Last updated:
ID:
1159532
Start date:
28 March 2026
Project status:
Current
Principal investigator:
Mr Yingfan Xu
Lead institution:
Oklahoma State University, United States of America

Diabetic retinopathy (DR) is a leading cause of preventable blindness, yet current “one-size-fits-all” screening intervals ignore large differences in individual risk. This project will use UK Biobank’s large-scale, longitudinal and multimodal resources, including retinal images, biochemical measurements, primary care and hospital records, medications, and lifestyle factors, to develop trustworthy models that predict both the onset and progression time of DR at the individual level.
Our key research questions are: (1) how accurately can multimodal longitudinal models predict time to incident DR and transitions between DR severity stages compared with existing risk scores; (2) which combinations of imaging and non-imaging features are most informative, and how these patterns vary across demographic and clinical subgroups; (3) how to quantify uncertainty and provide explanation- and case-based outputs that make predictions clinically interpretable and suitable for shared decision-making; and (4) what is the potential impact of personalized screening intervals on missed sight-threatening DR and on overall examination burden.
Methodologically, we will build compact latent representations of irregular longitudinal trajectories, fuse retinal images with tabular and text data, and apply deep time-to-event and multi-state survival models with explicit uncertainty quantification and causal sensitivity analyses.
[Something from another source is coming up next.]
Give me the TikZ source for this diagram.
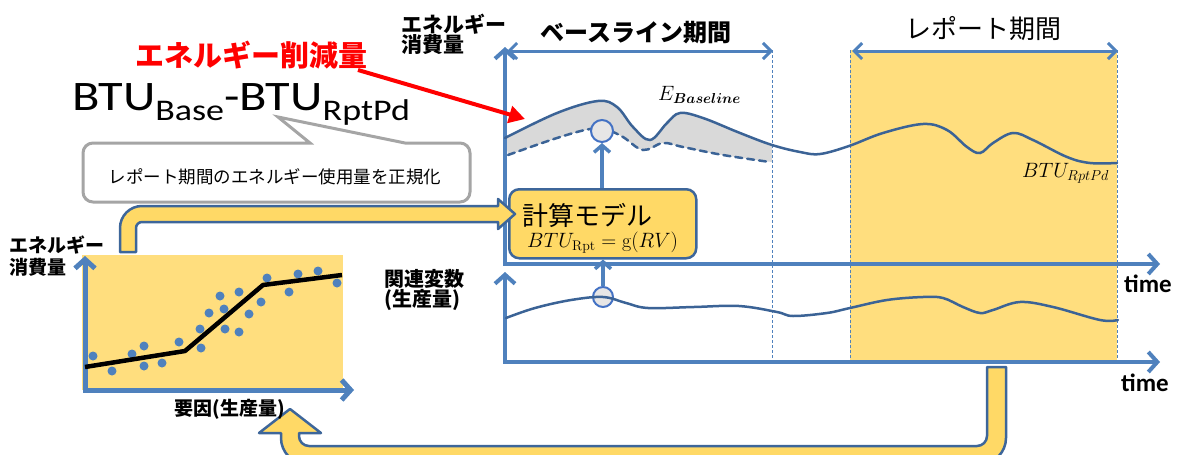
\documentclass[tikz,border=0pt]{standalone}
\usepackage{bm}
\usepackage{fontspec}
\newfontfamily\jp{Noto Sans CJK JP}
\newfontfamily\btu[FakeStretch=1.2]{Carlito}
\newfontfamily\tm{Carlito}
\usetikzlibrary{arrows.meta}
\definecolor{axisblue}{HTML}{4F81BD}
\definecolor{curve}{HTML}{3B6396}
\definecolor{yel}{HTML}{FFDE7E}
\definecolor{yelarrow}{HTML}{FFD966}
\definecolor{edge}{HTML}{3D669A}
\definecolor{band}{HTML}{D9D9D9}
\definecolor{callgray}{HTML}{A5A5A5}
\definecolor{circblue}{HTML}{4472C4}
\definecolor{circfill}{HTML}{E7E6E6}
\begin{document}
\begin{tikzpicture}[x=1pt,y=-1pt,
  axisline/.style={draw=axisblue,line width=4pt,-{Straight Barb[length=9pt,width=20pt]}},
  smallaxis/.style={draw=axisblue,line width=5pt,-{Straight Barb[length=9pt,width=20pt]}},
  spanarrow/.style={draw=axisblue,line width=3pt,{Straight Barb[length=8pt,width=16pt]}-{Straight Barb[length=8pt,width=16pt]}},
  guide/.style={draw=axisblue,line width=0.8pt,dash pattern=on 3pt off 2pt},
  curveline/.style={draw=curve,line width=2.5pt,line cap=round},
  probe/.style={draw=axisblue,line width=3.5pt,-{Straight Barb[length=7pt,width=16pt]}},
  dot/.style={fill=axisblue},
  bigarrow/.style={draw=edge,line width=2.5pt,fill=yelarrow,line join=round},
  txt/.style={inner sep=0pt,anchor=base},
]
\useasboundingbox (0,0) rectangle (1187,455);
% report period background
\fill[yel] (850,50) rectangle (1117,362);
% left chart background
\fill[yel] (82,255) rectangle (343,390);
% baseline band
\fill[band] plot[smooth,tension=0.6] coordinates {(505,138) (557,113) (600,101) (617,107) (633,127) (650,140) (667,123) (680,113) (703,118) (740,133) (772,145)}
  -- plot[smooth,tension=0.6] coordinates {(772,162) (723,155) (683,147) (663,143) (643,150) (623,137) (607,130) (590,129) (557,138) (508,155)} -- cycle;
% guides
\draw[guide] (772,50) -- (772,362);
\draw[guide] (850,50) -- (850,362);
\draw[guide] (1117,50) -- (1117,362);
% axes
\coordinate (uo) at (505,264);
\coordinate (lo) at (505,362);
\draw[axisline] (uo) -- (505,47);
\draw[axisline] (503,264) -- (1160,264);
\draw[axisline] (lo) -- (505,272);
\draw[axisline] (503,362) -- (1160,362);
% period arrows
\draw[spanarrow] (507,51) -- (773,51);
\draw[spanarrow] (852,51) -- (1118,51);
% curves
\draw[curveline] plot[smooth,tension=0.6] coordinates {(505,138) (557,113) (598,101) (617,107) (633,127) (650,140) (667,123) (680,113) (703,118) (740,133) (772,145) (800,152) (820,154) (849,146) (883,133) (923,124) (947,130) (967,147) (980,153) (993,143) (1013,133) (1033,140) (1067,157) (1090,163) (1117,163)};
\draw[curveline,dash pattern=on 7pt off 5pt] plot[smooth,tension=0.6] coordinates {(508,155) (557,138) (590,129) (607,130) (623,137) (643,150) (663,143) (683,147) (723,155) (770,162)};
\node[circle,draw=circblue,line width=2pt,fill=circfill,minimum size=22pt,inner sep=0pt] (c1) at (602,131) {};
\node[circle,draw=circblue,line width=2pt,fill=circfill,minimum size=20pt,inner sep=0pt] (c2) at (603,297) {};
\draw[curveline] plot[smooth,tension=0.6] coordinates {(506,318) (535,308) (571,300) (603,297) (626,303) (648,308) (694,307) (739,306) (777,312) (793,316) (827,313) (850,308) (887,300) (923,297) (943,298) (963,307) (980,313) (993,310) (1020,302) (1053,307) (1100,320) (1118,320)};
% model box
\node[draw=edge,line width=2.5pt,fill=yelarrow,rounded corners=10pt,minimum width=187pt,minimum height=69pt,anchor=north west,inner sep=0pt] (model) at (508,188) {};
\node[txt,anchor=base west,font=\jp\fontsize{26}{26}\selectfont] (modeltitle) at (522,225) {計算モデル};
\node[txt,anchor=base west,font=\fontsize{20}{20}\selectfont] (modelformula) at (527,247) {$BTU_{\mathrm{Rpt}} = \mathrm{g}(RV)$};
\draw[probe] (c1 |- model.north) -- (c1.south);
\draw[probe] (c2.north) -- (c2 |- model.south);
% left chart
\draw[smallaxis] (85,390) -- (85,256);
\draw[smallaxis] (83,390) -- (354,390);
\foreach \p in {(93,356),(112,371),(132,354),(144,346),(144,366),(162,363),(179,342),(200,329),(201,348),(209,313),(220,296),(224,309),(225,329),(239,292),(239,332),(249,314),(261,302),(267,278),(289,292),(298,274),(318,271),(337,283)}
  \fill[dot] \p circle (4.5);
\draw[black,line width=4.5pt,line join=round] (85,367) -- (185,351) -- (263,285) -- (342,275);
% yellow flow arrows
\draw[bigarrow] (120,252) [rounded corners=22pt] -- (120,206) [sharp corners] -- (498,206) -- (498,199) -- (515,214) -- (498,229) -- (498,222) [rounded corners=6pt] -- (136,222) [sharp corners] -- (136,252) -- cycle;
\draw[bigarrow] (987,367) -- (1006,367) [rounded corners=26pt] -- (1006,464) -- (281,464) [sharp corners] -- (281,433) -- (259,433) -- (290,409) -- (321,433) -- (299,433) [rounded corners=10pt] -- (299,446) -- (987,446) [sharp corners] -- cycle;
% callout
\draw[callgray,line width=3pt,fill=white] (310,143) [rounded corners=10pt] -- (83,143) -- (83,202) -- (470,202) -- (470,143) [sharp corners] -- (405,143) -- (278,117) -- cycle;
\node[txt,font=\jp\fontsize{17.5}{17.5}\selectfont] (calltext) at (275,183) {レポート期間のエネルギー使用量を正規化};
% formula
\node[txt,anchor=base west,font=\btu\fontsize{42}{42}\selectfont] (btu) at (72,110) {BTU\raisebox{-10pt}{\fontsize{30}{30}\selectfont Base}-BTU\raisebox{-10pt}{\fontsize{30}{30}\selectfont RptPd}};
% red title and arrow
\node[txt,text=red,font=\jp\bfseries\fontsize{29}{29}\selectfont] (saving) at (251,66) {エネルギー削減量};
\coordinate (redstart) at (358,70);
\coordinate (redtip) at (525,119);
\draw[red,line width=4pt,-{Triangle[length=16pt,width=17pt]}] (redstart) -- (redtip);
% labels
\node[inner sep=0pt,anchor=north west,align=left,font=\jp\bfseries\fontsize{21}{20}\selectfont] (ylabup) at (401,14) {エネルギー\\消費量};
\node[txt,font=\jp\bfseries\fontsize{24}{24}\selectfont] (blabel) at (636,41) {ベースライン期間};
\node[txt,font=\jp\fontsize{26}{26}\selectfont] (rlabel) at (983,38) {レポート期間};
\node[txt,anchor=base west,font=\fontsize{20}{20}\selectfont] (ebase) at (658,100) {$E_{\bm{Baseline}}$};
\begin{scope}
\clip (1000,150) rectangle (1118,200);
\node[txt,anchor=base west,font=\fontsize{21}{21}\selectfont] (btur) at (1022,177) {$BTU_{RptPd}$};
\end{scope}
\node[txt,anchor=base west,font=\tm\bfseries\fontsize{25}{25}\selectfont] (time1) at (1124,292) {time};
\node[txt,anchor=base west,font=\tm\bfseries\fontsize{25}{25}\selectfont] (time2) at (1121,391) {time};
\node[inner sep=0pt,anchor=north west,align=left,font=\jp\bfseries\fontsize{20}{19}\selectfont] (rvlabel) at (384,269) {関連変数\\(生産量)};
\node[inner sep=0pt,anchor=north west,align=left,font=\jp\bfseries\fontsize{19}{22}\selectfont] (ylableft) at (9,236) {エネルギー\\消費量};
\node[txt,font=\jp\bfseries\fontsize{19}{19}\selectfont] (xlableft) at (230,415) {要因(生産量)};
\end{tikzpicture}
\end{document}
We will rigorously assess discrimination, calibration, fairness and robustness, and simulate alternative, risk-stratified screening strategies informed by our models. The ultimate objective is to provide an evidence base for adaptive DR screening policies that better target limited ophthalmic resources, enable earlier identification of rapidly progressing patients, and reduce preventable vision loss in people with diabetes.